Point it at a Python project and get back a typed symbol table and call graph — as an analysis.json or a Neo4j property graph. Program analysis your agents can call.

Point canpy at a project and it builds one analysis in memory — a typed model of every module, class, method, and call edge, plus the framework entrypoints that reach them — then emits it the way you need it. It’s the Python backend behind CLDK, usable standalone as a CLI or a library.

One analysis, three output targets via --emit:

  • analysis.json (default) — the self-contained PyApplication artifact, loaded whole into memory by the consumer.
  • Neo4j property graph (--emit neo4j) — project the same model into a labeled property graph: a graph.cypher snapshot, or an incremental live push to Neo4j over Bolt. Every node label is Py-prefixed and every relationship type PY_-prefixed (:PyClass, PY_CALLS), so Java, TypeScript, and Python analyzers can share one database without label collisions. The graph is a queryable, persistent system of record that holds many applications at once — cross-service questions become a Cypher traversal instead of parsing giant JSON blobs.
  • Schema contract (--emit schema) — the machine-readable, version-stamped Neo4j schema (schema_version 1.1.0), no project required.

Build the analysis once and project it into a graph. Without --neo4j-uri, canpy writes a self-contained graph.cypher (constraints + indexes, a scoped wipe of this app’s prior subgraph, then batched MERGEs) that you load with cypher-shell:

Terminal window
canpy --input ./my-service --emit neo4j --app-name my-service
cypher-shell < graph.cypher

With --neo4j-uri, it pushes to a live Neo4j over Bolt incrementally — only modules whose content hash changed are rewritten, and on a full run modules whose source file vanished are pruned. The push is scoped to the :PyApplication anchor named by --app-name, so writing one application never clobbers another’s modules in a shared database:

Terminal window
export NEO4J_URI=bolt://localhost:7687
export NEO4J_PASSWORD=# prefer the env var so it stays out of shell history
canpy --input ./my-service --emit neo4j --app-name my-service

The live push needs the neo4j driver extra (pip install 'codeanalyzer-python[neo4j]'); the snapshot and schema modes need nothing extra.

A separate job populates the graph out of band; consumers just read it.
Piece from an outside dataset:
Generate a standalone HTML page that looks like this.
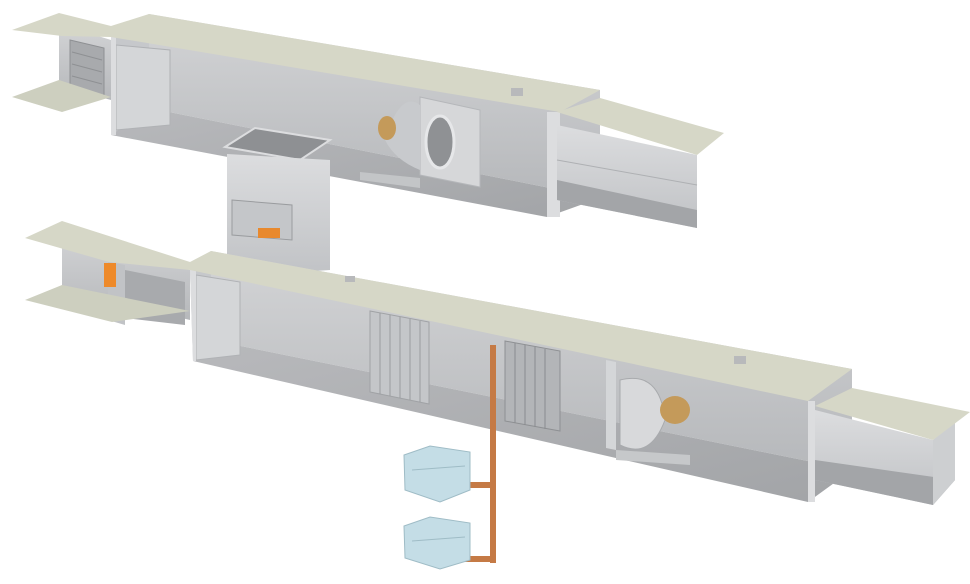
<!DOCTYPE html>
<html><head><meta charset="utf-8"><style>html,body{margin:0;padding:0;background:#fff;width:970px;height:584px;overflow:hidden}</style></head>
<body>
<svg width="970" height="584" viewBox="0 0 970 584" xmlns="http://www.w3.org/2000/svg">
<defs>
<linearGradient id="wall" x1="0" y1="0" x2="0" y2="1"><stop offset="0" stop-color="#d3d4d6"/><stop offset="1" stop-color="#b6b8bb"/></linearGradient>
<linearGradient id="floor" x1="0" y1="0" x2="1" y2="1"><stop offset="0" stop-color="#b8b9bc"/><stop offset="1" stop-color="#a2a4a7"/></linearGradient>
<linearGradient id="duct" x1="0" y1="0" x2="0" y2="1"><stop offset="0" stop-color="#dcdddf"/><stop offset="1" stop-color="#c0c2c5"/></linearGradient>
</defs>
<!-- UPPER UNIT -->
<polygon points="59,24 111,40 111,100 59,86" fill="url(#wall)"/>
<polygon points="70,40 104,48 104,98 70,90" fill="#a8aaad" stroke="#8e9093" stroke-width="1"/>
<g stroke="#8e9093"><line x1="72" y1="52" x2="102" y2="60"/><line x1="72" y1="64" x2="102" y2="72"/><line x1="72" y1="76" x2="102" y2="84"/></g>
<polygon points="12,97 59,80 111,97 62,112" fill="#cdcfbf"/>
<polygon points="149,14 600,90 600,198 149,108" fill="url(#wall)"/>
<polygon points="111,37 149,14 149,108 111,135" fill="#c6c8cb"/>
<polygon points="111,135 149,108 600,198 547,217" fill="url(#floor)"/>
<polygon points="116,45 170,50 170,125 116,130" fill="#d4d6d8" stroke="#b0b2b5"/>
<polygon points="225,147 255,128 330,140 300,160" fill="#8e9093" stroke="#dcdddf" stroke-width="2"/>
<polygon points="420,97 480,110 480,187 420,175" fill="#d6d7d9" stroke="#b5b7ba"/>
<ellipse cx="440" cy="142" rx="14" ry="26" fill="#8f9194" stroke="#e6e7e9" stroke-width="3"/>
<path d="M385,140 Q400,90 420,105 L420,170 Q395,160 385,140Z" fill="#c8cacd"/>
<ellipse cx="387" cy="128" rx="9" ry="12" fill="#c49a5a"/>
<polygon points="360,172 420,178 420,188 360,180" fill="#c3c5c7"/>
<polygon points="111,37 116,37 116,135 111,135" fill="#dcdddf"/>
<polygon points="547,112 560,112 560,217 547,217" fill="#dcdddf"/>
<polygon points="12,30 59,13 111,26 149,14 600,90 560,112 111,37 62,36" fill="#d6d7c7"/>
<rect x="511" y="88" width="12" height="8" fill="#b8b9bb"/>
<polygon points="557,125 697,155 697,228 557,200" fill="url(#duct)"/>
<polygon points="557,180 697,210 697,228 557,200" fill="#a3a5a8"/>
<line x1="557" y1="160" x2="697" y2="185" stroke="#aeb0b3"/>
<polygon points="557,112 600,98 724,133 697,155" fill="#d6d7c7"/>
<polygon points="227,154 330,160 330,270 227,277" fill="url(#duct)"/>
<polygon points="232,200 292,205 292,240 232,235" fill="#c4c6c9" stroke="#9a9c9f"/>
<rect x="258" y="228" width="22" height="10" fill="#e8892e"/>
<!-- LOWER UNIT -->
<polygon points="62,230 190,270 190,320 62,290" fill="url(#wall)"/>
<polygon points="108,262 125,265 125,325 108,320" fill="#c1c3c6"/>
<rect x="104" y="263" width="12" height="24" fill="#ee8a2a"/>
<polygon points="125,270 185,282 185,325 125,318" fill="#a8aaad"/>
<polygon points="25,300 62,285 190,311 112,322" fill="#cdcfbf"/>
<polygon points="211,251 852,369 852,470 211,340" fill="url(#wall)"/>
<polygon points="190,270 211,251 211,340 193,361" fill="#c6c8cb"/>
<polygon points="193,361 211,340 852,470 808,502" fill="url(#floor)"/>
<polygon points="196,275 240,282 240,355 196,360" fill="#d4d6d8" stroke="#b0b2b5"/>
<polygon points="370,311 429,322 429,404 370,392" fill="#c4c6c9" stroke="#a0a2a5"/>
<g stroke="#9a9c9f" stroke-width="1">
<line x1="380" y1="313" x2="380" y2="394"/><line x1="390" y1="315" x2="390" y2="396"/><line x1="400" y1="317" x2="400" y2="398"/><line x1="410" y1="319" x2="410" y2="400"/><line x1="420" y1="321" x2="420" y2="402"/></g>
<polygon points="505,341 560,351 560,431 505,421" fill="#b3b5b8" stroke="#8e9093"/>
<g stroke="#8a8c8f" stroke-width="1">
<line x1="515" y1="343" x2="515" y2="423"/><line x1="525" y1="345" x2="525" y2="425"/><line x1="535" y1="347" x2="535" y2="427"/><line x1="545" y1="349" x2="545" y2="429"/></g>
<polygon points="606,360 616,362 616,450 606,448" fill="#d4d6d8"/>
<path d="M620,380 Q660,370 665,420 Q650,460 620,445Z" fill="#d8d9db" stroke="#a8aaad"/>
<ellipse cx="675" cy="410" rx="15" ry="14" fill="#c49a5a"/>
<polygon points="616,450 690,455 690,465 616,460" fill="#c6c8ca"/>
<polygon points="190,270 196,270 196,361 193,361" fill="#dcdddf"/>
<polygon points="808,401 815,401 815,502 808,502" fill="#dcdddf"/>
<polygon points="25,238 62,221 190,262 211,251 852,369 808,401 190,270 109,262" fill="#d6d7c7"/>
<rect x="345" y="276" width="10" height="6" fill="#b8b9bb"/>
<rect x="734" y="356" width="12" height="8" fill="#b8b9bb"/>
<polygon points="815,410 933,440 933,505 815,480" fill="url(#duct)"/>
<polygon points="815,460 955,480 933,505 815,480" fill="#a3a5a8"/>
<polygon points="933,440 955,420 955,480 933,505" fill="#cdcfd1"/>
<polygon points="815,406 852,388 970,412 933,440" fill="#d6d7c7"/>
<rect x="490" y="345" width="6" height="218" fill="#c57a45"/>
<rect x="462" y="482" width="32" height="6" fill="#c57a45"/>
<rect x="462" y="556" width="34" height="6" fill="#c57a45"/>
<g fill="#c4dde6" stroke="#9fbcc6">
<path d="M404,455 L430,446 L470,452 L470,490 L440,502 L405,490Z"/>
<path d="M404,526 L430,517 L470,523 L470,560 L440,569 L405,558Z"/>
</g>
<g stroke="#9fbcc6" fill="none"><line x1="412" y1="470" x2="465" y2="466"/><line x1="412" y1="541" x2="465" y2="537"/></g>
</svg>
</body></html>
The CLDK Python SDK has a read-only Neo4j backend — point it at the Bolt URI and it reconstructs the same typed PyClass/PyCallable objects and the same networkx call graph as the in-process analyzer, with no JDK, no native binary, and no project source on the consumer. It only needs the graph and read-only credentials.

from cldk import CLDK
from cldk.analysis.commons.backend_config import Neo4jConnectionConfig
analysis = CLDK.python(
backend=Neo4jConnectionConfig(
uri="bolt://localhost:7687",
username="neo4j",
password="neo4j",
application_name="my-service", # matches canpy --app-name
),
)
classes = analysis.get_classes() # Dict[str, PyClass]
cg = analysis.get_call_graph() # networkx.DiGraph keyed by callable signatures

application_name matches the --app-name the graph was loaded with, scoping every query to that one application. The neo4j driver is an optional extra here too: pip install cldk[neo4j].